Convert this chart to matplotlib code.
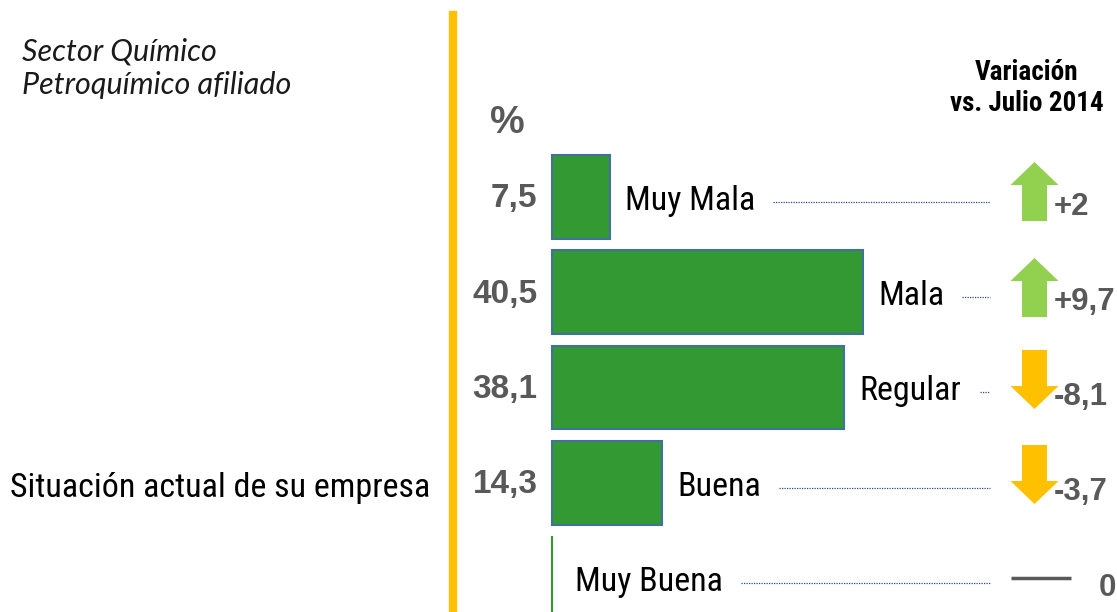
import matplotlib
matplotlib.use("Agg")
import matplotlib.pyplot as plt
import numpy as np
from matplotlib.path import Path
from matplotlib import font_manager

# data
categorias = ["Muy Mala", "Mala", "Regular", "Buena", "Muy Buena"]
valores = [7.5, 40.5, 38.1, 14.3, 0.0]
valores_txt = ["7,5", "40,5", "38,1", "14,3", ""]
variacion = [2.0, 9.7, -8.1, -3.7, 0.0]
variacion_txt = ["+2", "+9,7", "-8,1", "-3,7", "0"]

nombres = {f.name for f in font_manager.fontManager.ttflist}
NARROW = [n for n in ["Liberation Sans Narrow", "Roboto Condensed", "Arial Narrow"]
          if n in nombres]
if NARROW:
    TAM = 24.5
    TAM_HEAD = 19.5
else:
    NARROW = ["Roboto", "DejaVu Sans"]
    TAM = 23
    TAM_HEAD = 17
SANS = ["Liberation Sans", "DejaVu Sans"]
GRIS = "#595959"
VERDE = "#339933"
VERDE_CLARO = "#92D050"
AMARILLO = "#FFC000"

fig = plt.figure(figsize=(11.17, 6.12), dpi=100)
ax = fig.add_axes([0, 0, 1, 1])
ax.set_xlim(-71.9, 73.6)
ax.set_ylim(4.357, -2.068)
ax.axis("off")

y = np.arange(len(categorias))
edges = ["#41719C" if v > 0 else VERDE for v in valores]
ax.barh(y, valores, height=0.88, color=VERDE, edgecolor=edges, linewidth=1.5)

# yellow separator
ax.axvline(-12.9, ymin=0, ymax=0.975, color=AMARILLO, lw=6)

# up / down arrow markers
up = Path([(0, 29.5), (24, 6.5), (12.5, 6.5), (12.5, -29.5), (-12.5, -29.5),
           (-12.5, 6.5), (-24, 6.5), (0, 29.5)],
          [Path.MOVETO] + [Path.LINETO] * 6 + [Path.CLOSEPOLY])
down = Path(up.vertices * np.array([1, -1]), up.codes)

x_flecha = 62.8
x_var = 65.4
labels = []
for i, (cat, v, vt, d, dt) in enumerate(zip(categorias, valores, valores_txt,
                                               variacion, variacion_txt)):
    if vt:
        ax.text(-1.9, i + 0.02, vt, ha="right", va="center", fontsize=24,
                fontweight="bold", color=GRIS, family=SANS)
    t = ax.text(v + 2.0 + (1.0 if v == 0 else 0), i + 0.04, cat, ha="left",
                va="center", fontsize=TAM, color="black", family=NARROW)
    labels.append(t)
    if d > 0:
        ax.plot(x_flecha, i - 0.06, marker=up, markersize=42.5, color=VERDE_CLARO,
                mec="none", ls="none")
    elif d < 0:
        ax.plot(x_flecha, i - 0.09, marker=down, markersize=42.5, color=AMARILLO,
                mec="none", ls="none")
    else:
        ax.plot(x_flecha + 0.9, i, marker="_", markersize=43, mew=2.5, color=GRIS,
                ls="none")
    xv = x_var if d != 0 else 71.2
    ax.text(xv, i + 0.1, dt, ha="left", va="center", fontsize=22.5,
            fontweight="bold", color=GRIS, family=SANS)

# dotted leader lines from labels to arrows
fig.canvas.draw()
r = fig.canvas.get_renderer()
inv = ax.transData.inverted()
for i, t in enumerate(labels):
    bb = t.get_window_extent(r)
    x0 = inv.transform((bb.x1 + 18, 0))[0]
    ax.plot([x0, 57.0], [i + 0.05, i + 0.05], color="#2F4A8A", lw=0.9,
            ls=(0, (1, 1)))

# texts
ax.text(-70.6, 3.05, "Situación actual de su empresa", ha="left",
        va="center", fontsize=TAM, family=NARROW)
ax.text(-5.8, -0.78, "%", ha="center", va="center", fontsize=28,
        fontweight="bold", color=GRIS, family=SANS)
ax.text(61.8, -1.145, "Variación\nvs. Julio 2014", ha="center", va="center",
        fontsize=TAM_HEAD, fontweight="bold", color="black", family=NARROW,
        linespacing=1.2)
ax.text(-69.0, -1.35, "Sector Químico\nPetroquímico afiliado", ha="left",
        va="center", fontsize=22, style="italic", color="#1a1a1a",
        family=["Lato", "DejaVu Sans"], linespacing=1.25)

fig.savefig("out.png", dpi=100)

▶ [SHORT EXERCISE]:
Set the data above down again exactly as given, with no pictures.

▶ [EXPECTED ANSWER]:
Convert this chart to matplotlib code.
import matplotlib
matplotlib.use("Agg")
import matplotlib.pyplot as plt
import numpy as np
from matplotlib.path import Path
from matplotlib import font_manager

# data
categorias = ["Muy Mala", "Mala", "Regular", "Buena", "Muy Buena"]
valores = [7.5, 40.5, 38.1, 14.3, 0.0]
valores_txt = ["7,5", "40,5", "38,1", "14,3", ""]
variacion = [2.0, 9.7, -8.1, -3.7, 0.0]
variacion_txt = ["+2", "+9,7", "-8,1", "-3,7", "0"]

nombres = {f.name for f in font_manager.fontManager.ttflist}
NARROW = [n for n in ["Liberation Sans Narrow", "Roboto Condensed", "Arial Narrow"]
          if n in nombres]
if NARROW:
    TAM = 24.5
    TAM_HEAD = 19.5
else:
    NARROW = ["Roboto", "DejaVu Sans"]
    TAM = 23
    TAM_HEAD = 17
SANS = ["Liberation Sans", "DejaVu Sans"]
GRIS = "#595959"
VERDE = "#339933"
VERDE_CLARO = "#92D050"
AMARILLO = "#FFC000"

fig = plt.figure(figsize=(11.17, 6.12), dpi=100)
ax = fig.add_axes([0, 0, 1, 1])
ax.set_xlim(-71.9, 73.6)
ax.set_ylim(4.357, -2.068)
ax.axis("off")

y = np.arange(len(categorias))
edges = ["#41719C" if v > 0 else VERDE for v in valores]
ax.barh(y, valores, height=0.88, color=VERDE, edgecolor=edges, linewidth=1.5)

# yellow separator
ax.axvline(-12.9, ymin=0, ymax=0.975, color=AMARILLO, lw=6)

# up / down arrow markers
up = Path([(0, 29.5), (24, 6.5), (12.5, 6.5), (12.5, -29.5), (-12.5, -29.5),
           (-12.5, 6.5), (-24, 6.5), (0, 29.5)],
          [Path.MOVETO] + [Path.LINETO] * 6 + [Path.CLOSEPOLY])
down = Path(up.vertices * np.array([1, -1]), up.codes)

x_flecha = 62.8
x_var = 65.4
labels = []
for i, (cat, v, vt, d, dt) in enumerate(zip(categorias, valores, valores_txt,
                                               variacion, variacion_txt)):
    if vt:
        ax.text(-1.9, i + 0.02, vt, ha="right", va="center", fontsize=24,
                fontweight="bold", color=GRIS, family=SANS)
    t = ax.text(v + 2.0 + (1.0 if v == 0 else 0), i + 0.04, cat, ha="left",
                va="center", fontsize=TAM, color="black", family=NARROW)
    labels.append(t)
    if d > 0:
        ax.plot(x_flecha, i - 0.06, marker=up, markersize=42.5, color=VERDE_CLARO,
                mec="none", ls="none")
    elif d < 0:
        ax.plot(x_flecha, i - 0.09, marker=down, markersize=42.5, color=AMARILLO,
                mec="none", ls="none")
    else:
        ax.plot(x_flecha + 0.9, i, marker="_", markersize=43, mew=2.5, color=GRIS,
                ls="none")
    xv = x_var if d != 0 else 71.2
    ax.text(xv, i + 0.1, dt, ha="left", va="center", fontsize=22.5,
            fontweight="bold", color=GRIS, family=SANS)

# dotted leader lines from labels to arrows
fig.canvas.draw()
r = fig.canvas.get_renderer()
inv = ax.transData.inverted()
for i, t in enumerate(labels):
    bb = t.get_window_extent(r)
    x0 = inv.transform((bb.x1 + 18, 0))[0]
    ax.plot([x0, 57.0], [i + 0.05, i + 0.05], color="#2F4A8A", lw=0.9,
            ls=(0, (1, 1)))

# texts
ax.text(-70.6, 3.05, "Situación actual de su empresa", ha="left",
        va="center", fontsize=TAM, family=NARROW)
ax.text(-5.8, -0.78, "%", ha="center", va="center", fontsize=28,
        fontweight="bold", color=GRIS, family=SANS)
ax.text(61.8, -1.145, "Variación\nvs. Julio 2014", ha="center", va="center",
        fontsize=TAM_HEAD, fontweight="bold", color="black", family=NARROW,
        linespacing=1.2)
ax.text(-69.0, -1.35, "Sector Químico\nPetroquímico afiliado", ha="left",
        va="center", fontsize=22, style="italic", color="#1a1a1a",
        family=["Lato", "DejaVu Sans"], linespacing=1.25)

fig.savefig("out.png", dpi=100)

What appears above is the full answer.